| December 5, 2003 Fair Credit Reporting Act President Bush signed into law a bipartisan measure to update the Fair Credit Reporting Act with stronger federal protections against identity theft and a permanent extension of provisions that pre-empt many state consumer protection laws. Bill supporters said those pre-emptions will provide "uniform national standards" for consumer protections against identity theft and maintain efficiency within the credit reporting system. Without those standards, "retailers and the customers we serve could have been subject to a confusing patchwork of new state laws, rules and regulations," Tracy Mullin, president and CEO of the National Retail Federation, said today. But critics said states should have the right to enact stronger consumer protections than those provided under federal law. "Finally, consumers nationwide have gained important new rights to fight identity theft and clean up credit bureau mistakes, but at the unacceptably high price of unfair, permanent limits on state rights," said Ed Mierzwinski, consumer program director of the U.S. Public Interest Research Group. Fair and Accurate Credit Transactions Act President Bush signed into law H.R. 2622, the Fair and Accurate Credit Transactions Act. The bill is designed to give consumers new tools to fight identity theft and continued access to the most dynamic credit markets in the world. Included in the legislation are provisions entitling consumers to one free credit report per year and access to their credit score. The legislation also creates a national fraud alert system to simplify consumers' ability to report fraudulent activity, and enacts a host of common sense protections for consumers' personal information. "This is the most significant consumer protection and financial
literacy legislation passed by Congress in decades," said House Financial
Services Committee Chairman Mike Oxley (R-OH). "With a free credit
report and powerful new tools to fight fraud, consumers have the ability
make identity theft a crime of the past. This legislation is a tribute
to the legislative process and the bipartisanship of this Congress." NACM Government
Affairs Updates November 24, 2003 House and Senate conferees signed a final agreement today on legislation to update the Fair Credit Reporting Act with stronger federal provisions to combat identity theft and permanently extend expiring FCRA provisions that pre-empt many state consumer protection laws. Financial Services Chairman Oxley said the House could vote on the conference report as early as today. Senate Banking Chairman Shelby said he planned to consult with Majority Leader Frist to schedule a Senate vote on the measure as soon as possible. Bill sponsors, backed by the financial services industry, have said the bill's permanent state law pre-emption would help provide a "uniform national standard" for consumer protections. But Reps. Maxine Waters, D-Calif., and Bernard Sanders, I-Vt., voted against the conference report, arguing that states should have the right to enact stronger consumer protections than those provided under federal law.

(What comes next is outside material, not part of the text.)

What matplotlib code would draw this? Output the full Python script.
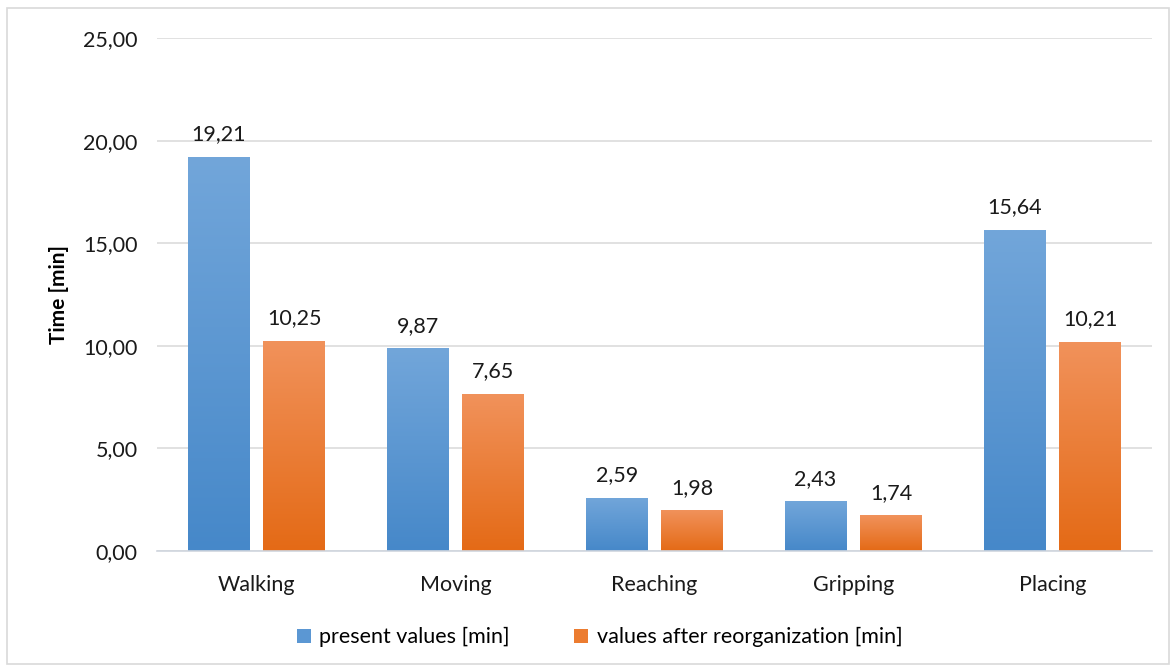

Oxley said the final agreement includes language to clarify that the bill would pre-empt any state consumer protection laws—including many California statutes—that have a similar intent as the bill's identity theft provisions. The House also agreed to a Senate provision requiring companies that share customer information with affiliates to provide consumers with an opportunity to "opt out" of receiving marketing calls or mail from those companies. But Oxley said the House insisted on "some carve-outs and exceptions" to the affiliate-marketing provisions in addition to those provided in the Senate bill.